How apprenticeships can help manufacturers find workers for hard-to-fill (and high-paying) jobs

Gov. Phil Murphy starting preaching about the value of apprenticeship programs when he was on the campaign trail.

Since taking office, he has tasked Robert Asaro-Angelo, the commissioner of the Department of Labor & Workforce Development, with finding ways of implementing a strategy.

Much of that falls on the New Jersey Office of Apprenticeship.

ROI-NJ caught up with Nicholas Toth, the assistant director of that office, on Friday at Made in New Jersey, the National Manufacturing Day event sponsored by the New Jersey Manufacturing Extension Program.

Toth explained the value of apprenticeships and what his office is doing to promote them.

Here’s a bit of the conversation, edited for space and clarity.

ROI-NJ: Explain why apprenticeship programs — which many think are a relic of the past — are so important for today and for the future?

Nicholas Toth: New Jersey is facing a record-low unemployment rate. I think it’s the lowest rate that we’ve had in the 40 years since we’ve been keeping data. And that puts industry in a really tough position because the available labor doesn’t exist for the jobs that they’re trying to hire and recruit for.

So, what do you do when you can’t find someone on the open market to recruit? You have to train them and you have to upskill them. You have to educate them. So, what we do at the Office of Apprenticeship is we really bring industry, education and the supply of labor together to build a registered apprenticeship model that solves that problem in the market.

ROI: How do you convince the next generation of workers that this is a solid option?

NT: It’s really a three-part answer.

  1. I think what’s really important is for people to just look at the numbers. On average, and these are U.S. Department of Labor statistics, someone that goes through a registered apprenticeship program is going to earn, on average, over $300,000 over the course of their working lifetime.
  2. The average apprentice in the U.S. earns at or above a $50,000 starting salary once they complete it.
  3. A lot of these jobs are in high-demand areas where the market is bidding up the wage over and over and over again. It’s amazing. I speak with people in the automotive industry and there are career pathways right now where, if you spend five years, without incurring any college debt, you can be in a six-figure earning category. That means a kid in his mid-20s, with a high school diploma and five years of training, can be making six figures.

That’s a real thing that I think we need to communicate more broadly in New Jersey so people understand. The economics are there. And, with the looming student loan debt crisis that we’re facing, I think it’s just the perfect time for people to begin to rethink not only apprenticeships in traditional sectors and skilled sectors, but also nontraditional sectors, like health care and technology, where we’re seeing a lot of growth.

ROI: Speaking of stereotypes, we also hear it’s not accurate to say apprenticeships programs are only available for younger people who may opt for them over college.
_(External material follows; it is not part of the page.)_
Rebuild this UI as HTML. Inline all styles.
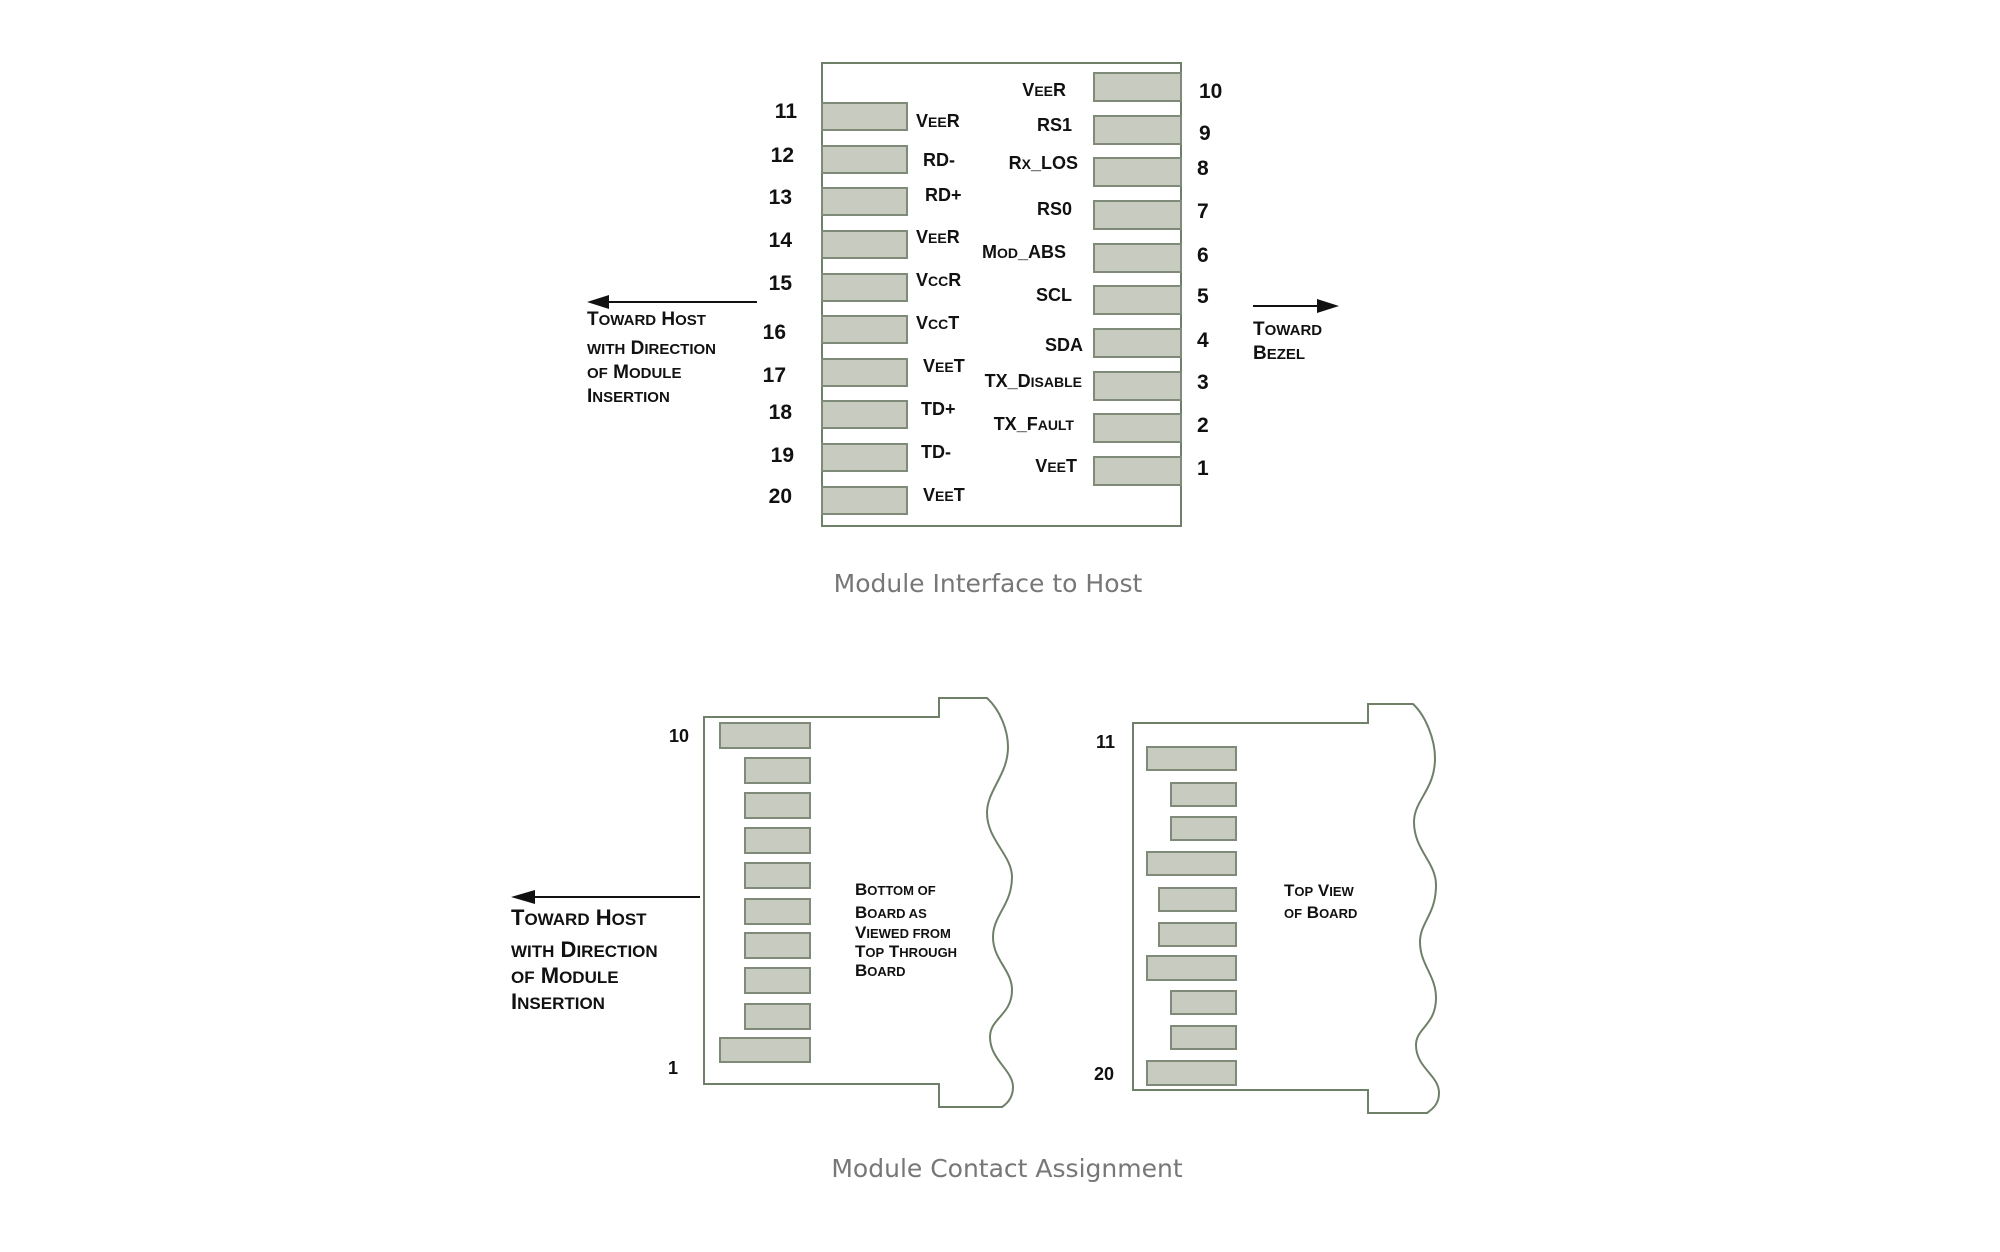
<!DOCTYPE html>
<html><head><meta charset="utf-8"><style>
html,body{margin:0;padding:0;background:#fff;}
svg{display:block;}
.n{font-family:"Liberation Sans",sans-serif;font-weight:bold;font-size:21px;fill:#111;}
.l{font-family:"Liberation Sans",sans-serif;font-weight:bold;font-size:18px;fill:#111;}
.l tspan{font-size:14px;}
.a{font-family:"Liberation Sans",sans-serif;font-weight:bold;font-size:19px;fill:#111;}
.a tspan{font-size:15px;}
.a2{font-family:"Liberation Sans",sans-serif;font-weight:bold;font-size:22px;fill:#111;}
.a2 tspan{font-size:17px;}
.a3{font-family:"Liberation Sans",sans-serif;font-weight:bold;font-size:17px;fill:#111;}
.a3 tspan{font-size:13px;}
.c{font-family:"DejaVu Sans","Liberation Sans",sans-serif;font-size:25px;fill:#777;}
.p{fill:#c8cbbf;stroke:#7f8a78;stroke-width:2;}
.b{fill:none;stroke:#6f8068;stroke-width:2;}
</style></head><body>
<svg width="2000" height="1252" viewBox="0 0 2000 1252" xmlns="http://www.w3.org/2000/svg">
<!-- top diagram -->
<rect x="822" y="63" width="359" height="463" class="b" stroke="#8a9a88"/>
<g class="p">
<rect x="822" y="103" width="85" height="27"/><rect x="822" y="146" width="85" height="27"/><rect x="822" y="188" width="85" height="27"/><rect x="822" y="231" width="85" height="27"/><rect x="822" y="274" width="85" height="27"/><rect x="822" y="316" width="85" height="27"/><rect x="822" y="359" width="85" height="27"/><rect x="822" y="401" width="85" height="27"/><rect x="822" y="444" width="85" height="27"/><rect x="822" y="487" width="85" height="27"/>
<rect x="1094" y="73" width="87" height="28"/><rect x="1094" y="116" width="87" height="28"/><rect x="1094" y="158" width="87" height="28"/><rect x="1094" y="201" width="87" height="28"/><rect x="1094" y="244" width="87" height="28"/><rect x="1094" y="286" width="87" height="28"/><rect x="1094" y="329" width="87" height="28"/><rect x="1094" y="372" width="87" height="28"/><rect x="1094" y="414" width="87" height="28"/><rect x="1094" y="457" width="87" height="28"/>
</g>
<g class="n" text-anchor="end">
<text x="797" y="118">11</text><text x="794" y="162">12</text><text x="792" y="204">13</text><text x="792" y="247">14</text><text x="792" y="290">15</text><text x="786" y="339">16</text><text x="786" y="382">17</text><text x="792" y="419">18</text><text x="794" y="462">19</text><text x="792" y="503">20</text>
</g>
<g class="n">
<text x="1199" y="98">10</text><text x="1199" y="140">9</text><text x="1197" y="175">8</text><text x="1197" y="218">7</text><text x="1197" y="262">6</text><text x="1197" y="303">5</text><text x="1197" y="347">4</text><text x="1197" y="389">3</text><text x="1197" y="432">2</text><text x="1197" y="475">1</text>
</g>
<g class="l">
<text x="916" y="127">V<tspan>EE</tspan>R</text><text x="923" y="166">RD-</text><text x="925" y="201">RD+</text><text x="916" y="243">V<tspan>EE</tspan>R</text><text x="916" y="286">V<tspan>CC</tspan>R</text><text x="916" y="329">V<tspan>CC</tspan>T</text><text x="923" y="372">V<tspan>EE</tspan>T</text><text x="921" y="415">TD+</text><text x="921" y="458">TD-</text><text x="923" y="501">V<tspan>EE</tspan>T</text>
</g>
<g class="l" text-anchor="end">
<text x="1066" y="96">V<tspan>EE</tspan>R</text><text x="1072" y="131">RS1</text><text x="1078" y="169">R<tspan>X</tspan>_LOS</text><text x="1072" y="215">RS0</text><text x="1066" y="258">M<tspan>OD</tspan>_ABS</text><text x="1072" y="301">SCL</text><text x="1083" y="351">SDA</text><text x="1082" y="387">TX_D<tspan>ISABLE</tspan></text><text x="1074" y="430">TX_F<tspan>AULT</tspan></text><text x="1077" y="472">V<tspan>EE</tspan>T</text>
</g>
<line x1="757" y1="302" x2="600" y2="302" stroke="#111" stroke-width="2"/>
<polygon points="587,302 609,295 609,309" fill="#111"/>
<g class="a"><text x="587" y="325">T<tspan>OWARD</tspan> H<tspan>OST</tspan></text><text x="587" y="354"><tspan>WITH</tspan> D<tspan>IRECTION</tspan></text><text x="587" y="378"><tspan>OF</tspan> M<tspan>ODULE</tspan></text><text x="587" y="402">I<tspan>NSERTION</tspan></text></g>
<line x1="1253" y1="306" x2="1322" y2="306" stroke="#111" stroke-width="2"/>
<polygon points="1339,306 1317,299 1317,313" fill="#111"/>
<g class="a"><text x="1253" y="335">T<tspan>OWARD</tspan></text><text x="1253" y="359">B<tspan>EZEL</tspan></text></g>
<text x="988" y="592" class="c" text-anchor="middle">Module Interface to Host</text>

<!-- bottom left board -->
<path class="b" d="M704,717 L939,717 L939,698 L987,698 C1000,710 1008,730 1008,747 C1008,775 987,790 987,813 C987,840 1012,855 1012,877 C1012,905 993,915 993,937 C993,960 1012,970 1012,990 C1012,1015 990,1018 990,1037 C990,1060 1013,1070 1013,1087 C1013,1097 1008,1103 1002,1107 L939,1107 L939,1084 L704,1084 Z"/>
<g class="p">
<rect x="720" y="723" width="90" height="25"/><rect x="745" y="758" width="65" height="25"/><rect x="745" y="793" width="65" height="25"/><rect x="745" y="828" width="65" height="25"/><rect x="745" y="863" width="65" height="25"/><rect x="745" y="899" width="65" height="25"/><rect x="745" y="933" width="65" height="25"/><rect x="745" y="968" width="65" height="25"/><rect x="745" y="1004" width="65" height="25"/><rect x="720" y="1038" width="90" height="24"/>
</g>
<text x="669" y="742" class="n" style="font-size:18px">10</text>
<text x="668" y="1074" class="n" style="font-size:18px">1</text>
<line x1="700" y1="897" x2="525" y2="897" stroke="#111" stroke-width="2"/>
<polygon points="511,897 535,890 535,904" fill="#111"/>
<g class="a2"><text x="511" y="925">T<tspan>OWARD</tspan> H<tspan>OST</tspan></text><text x="511" y="957"><tspan>WITH</tspan> D<tspan>IRECTION</tspan></text><text x="511" y="983"><tspan>OF</tspan> M<tspan>ODULE</tspan></text><text x="511" y="1009">I<tspan>NSERTION</tspan></text></g>
<g class="a3"><text x="855" y="895">B<tspan>OTTOM OF</tspan></text><text x="855" y="918">B<tspan>OARD AS</tspan></text><text x="855" y="938">V<tspan>IEWED FROM</tspan></text><text x="855" y="957">T<tspan>OP</tspan> T<tspan>HROUGH</tspan></text><text x="855" y="976">B<tspan>OARD</tspan></text></g>

<!-- bottom right board -->
<path class="b" stroke="#8a9a88" d="M1133,723 L1368,723 L1368,704 L1413,704 C1426,716 1435,740 1435,758 C1435,790 1414,800 1414,822 C1414,850 1436,862 1436,885 C1436,915 1420,922 1420,942 C1420,965 1436,975 1436,998 C1436,1025 1416,1028 1416,1045 C1416,1068 1439,1075 1439,1093 C1439,1103 1434,1108 1427,1113 L1368,1113 L1368,1090 L1133,1090 Z"/>
<g class="p">
<rect x="1147" y="747" width="89" height="23"/><rect x="1171" y="783" width="65" height="23"/><rect x="1171" y="817" width="65" height="23"/><rect x="1147" y="852" width="89" height="23"/><rect x="1159" y="888" width="77" height="23"/><rect x="1159" y="923" width="77" height="23"/><rect x="1147" y="956" width="89" height="24"/><rect x="1171" y="991" width="65" height="23"/><rect x="1171" y="1026" width="65" height="23"/><rect x="1147" y="1061" width="89" height="24"/>
</g>
<text x="1096" y="748" class="n" style="font-size:18px">11</text>
<text x="1094" y="1080" class="n" style="font-size:18px">20</text>
<g class="a3"><text x="1284" y="896">T<tspan>OP</tspan> V<tspan>IEW</tspan></text><text x="1284" y="918"><tspan>OF</tspan> B<tspan>OARD</tspan></text></g>
<text x="1007" y="1177" class="c" text-anchor="middle">Module Contact Assignment</text>
</svg>
</body></html>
Is that accurate?

NT: Absolutely. One of the programs that we developed last year is called GAINS, or Growing Apprenticeships in Nontraditional Sectors. Those funds aren’t used to support only programs for youth, but they’re also training the adult population and incumbent workers.

So, for instance, if you’re in an advanced manufacturing company and your job is going to be eliminated because of foreign trade, companies are using the apprenticeship model to train that individual for a different job. This way, they can hold on to them and they just don’t have to lay people off.

That’s why apprenticeships are a really flexible model that it is able to serve multiple aspects of the labor market, from youth to the adult population.